Even though Wagner felt she strengthened her relationship with God throughout her time at UD and Catholic University, she wasn’t ready to devote her life to Him until she pursued other opportunities abroad. 

“It was in Panama that I discerned the call to the consecrated life. Coming to know God's personal love for me changed my life, and I wanted above all to share this with others,” Wagner said. “There I met an American woman who told me about the Disciples of the Lord Jesus Christ (DLJC), a contemplative and active community in the Franciscan tradition. I was drawn to the twofold focus on prayer and community life and going out to share God’s love and presence with others.” 

Since taking her vows, Wagner has been on youth and adult retreats and parish missions all over the western hemisphere. Celebrating the 30th anniversary of her vows in 2020, she began her term as local superior at The Ark & The Dove Retreat Center in Pittsburgh, PA. 

Although her community consists of only 40 sisters, there is diverse representation from all corners of the globe, including Mexico, Canada, India, the Philippines, Vietnam, South Korea and Tanzania. 
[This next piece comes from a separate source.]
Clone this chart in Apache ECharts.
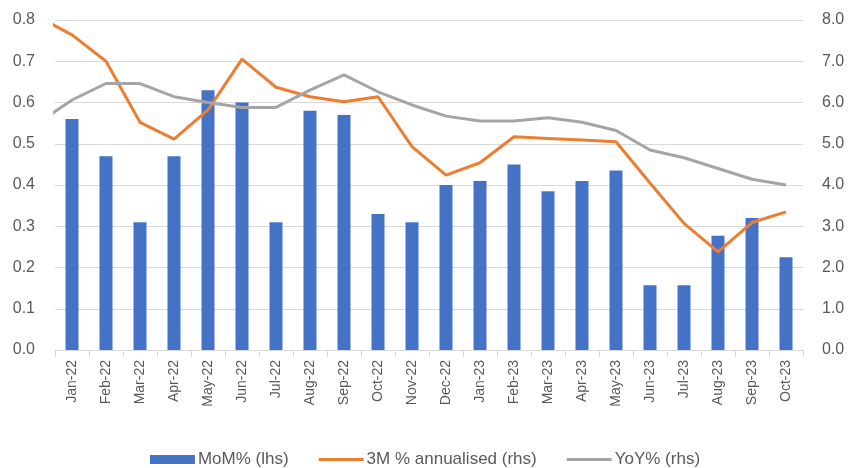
<!DOCTYPE html>
<html>
<head>
<meta charset="utf-8">
<script src="https://cdn.jsdelivr.net/npm/echarts@6/dist/echarts.min.js"></script>
<style>
  html, body { margin: 0; padding: 0; background: #fff; }
  #main { width: 850px; height: 468px; }
</style>
</head>
<body>
<div id="main"></div>
<script>
// months on the x axis
var months = ['Jan-22', 'Feb-22', 'Mar-22', 'Apr-22', 'May-22', 'Jun-22', 'Jul-22', 'Aug-22',
    'Sep-22', 'Oct-22', 'Nov-22', 'Dec-22', 'Jan-23', 'Feb-23', 'Mar-23', 'Apr-23', 'May-23',
    'Jun-23', 'Jul-23', 'Aug-23', 'Sep-23', 'Oct-23'];

// MoM% (lhs)
var mom = [0.56, 0.47, 0.31, 0.47, 0.63, 0.60, 0.31, 0.58, 0.57, 0.33, 0.31, 0.40,
    0.41, 0.45, 0.385, 0.41, 0.435, 0.157, 0.157, 0.277, 0.32, 0.225];

// lines start one month earlier (Dec-21), cut off at the left edge of the plot
var annualised3m = [8.08, 7.64, 7.0, 5.52, 5.11, 5.82, 7.05, 6.37, 6.14, 6.02, 6.14, 4.93, 4.24,
    4.54, 5.17, 5.13, 5.09, 5.05, 4.05, 3.07, 2.38, 3.09, 3.35];
var yoy = [5.5, 6.06, 6.46, 6.46, 6.14, 6.0, 5.88, 5.88, 6.30, 6.67, 6.26, 5.94, 5.67,
    5.55, 5.55, 5.63, 5.52, 5.32, 4.85, 4.66, 4.40, 4.14, 4.0];

var lhsTicks = { min: 0, max: 0.8, interval: 0.1 };
var rhsTicks = { min: 0, max: 8, interval: 1 };

var textColor = '#595959';
var font = 'Liberation Sans';
var lineIcon = 'path://M0,0H47V3H0Z';

function withIndex(arr) {
    // first value sits one category before Jan-22
    return arr.map(function (v, i) { return [i - 1, v]; });
}

var myChart = echarts.init(document.getElementById('main'));

var option = {
    backgroundColor: '#ffffff',
    animation: false,
    textStyle: { fontFamily: font },
    grid: { left: 55, right: 47, top: 20, bottom: 118 },
    legend: {
        top: 446,
        left: 'center',
        itemGap: 30,
        itemWidth: 45,
        itemHeight: 9,
        textStyle: { color: textColor, fontSize: 17, fontFamily: font, padding: [0, 0, 0, -2] },
        data: [
            { name: 'MoM% (lhs)', icon: 'rect' },
            { name: '3M % annualised (rhs)', icon: lineIcon },
            { name: 'YoY% (rhs)', icon: lineIcon }
        ]
    },
    xAxis: [
        {
            type: 'category',
            data: months,
            axisLine: { lineStyle: { color: '#d9d9d9' } },
            axisTick: { show: true, length: 7, lineStyle: { color: '#d9d9d9' } },
            axisLabel: { rotate: 90, color: textColor, fontSize: 14, margin: 10, fontFamily: font }
        },
        {
            type: 'value',
            min: -0.5,
            max: months.length - 0.5,
            show: false
        }
    ],
    yAxis: [
        {
            type: 'value',
            min: lhsTicks.min, max: lhsTicks.max, interval: lhsTicks.interval,
            axisLine: { show: false },
            axisTick: { show: false },
            splitLine: { lineStyle: { color: '#d9d9d9' } },
            axisLabel: {
                color: textColor, fontSize: 16, margin: 20, fontFamily: font,
                formatter: function (v) { return v.toFixed(1); }
            }
        },
        {
            type: 'value',
            min: rhsTicks.min, max: rhsTicks.max, interval: rhsTicks.interval,
            axisLine: { show: false },
            axisTick: { show: false },
            splitLine: { show: false },
            axisLabel: {
                color: textColor, fontSize: 16, margin: 19, fontFamily: font,
                formatter: function (v) { return v.toFixed(1); }
            }
        }
    ],
    series: [
        {
            name: 'MoM% (lhs)',
            type: 'bar',
            xAxisIndex: 0,
            yAxisIndex: 0,
            barWidth: 13,
            itemStyle: { color: '#4472c4' },
            data: mom
        },
        {
            name: '3M % annualised (rhs)',
            type: 'line',
            xAxisIndex: 1,
            yAxisIndex: 1,
            symbol: 'none',
            clip: true,
            lineStyle: { color: '#ed7d31', width: 3 },
            itemStyle: { color: '#ed7d31' },
            data: withIndex(annualised3m)
        },
        {
            name: 'YoY% (rhs)',
            type: 'line',
            xAxisIndex: 1,
            yAxisIndex: 1,
            symbol: 'none',
            clip: true,
            lineStyle: { color: '#a5a5a5', width: 3 },
            itemStyle: { color: '#a5a5a5' },
            data: withIndex(yoy)
        }
    ]
};

myChart.setOption(option);
</script>
</body>
</html>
“My time at UD, international study and travel certainly prepared me for living in an international community, enjoying the richness of different cultures as well as the challenges of communication,” Wagner shared. 

Reflecting on her 30 years of service, she finds fulfillment in being an instrument of change for others around the world.  

“My greatest joy is watching people open up to God's love and healing and seeing them come alive with new hope, peace, and joy as they discover that God is real, trustworthy, and on their side,” Wagner said. “I see their lives change as mine did.”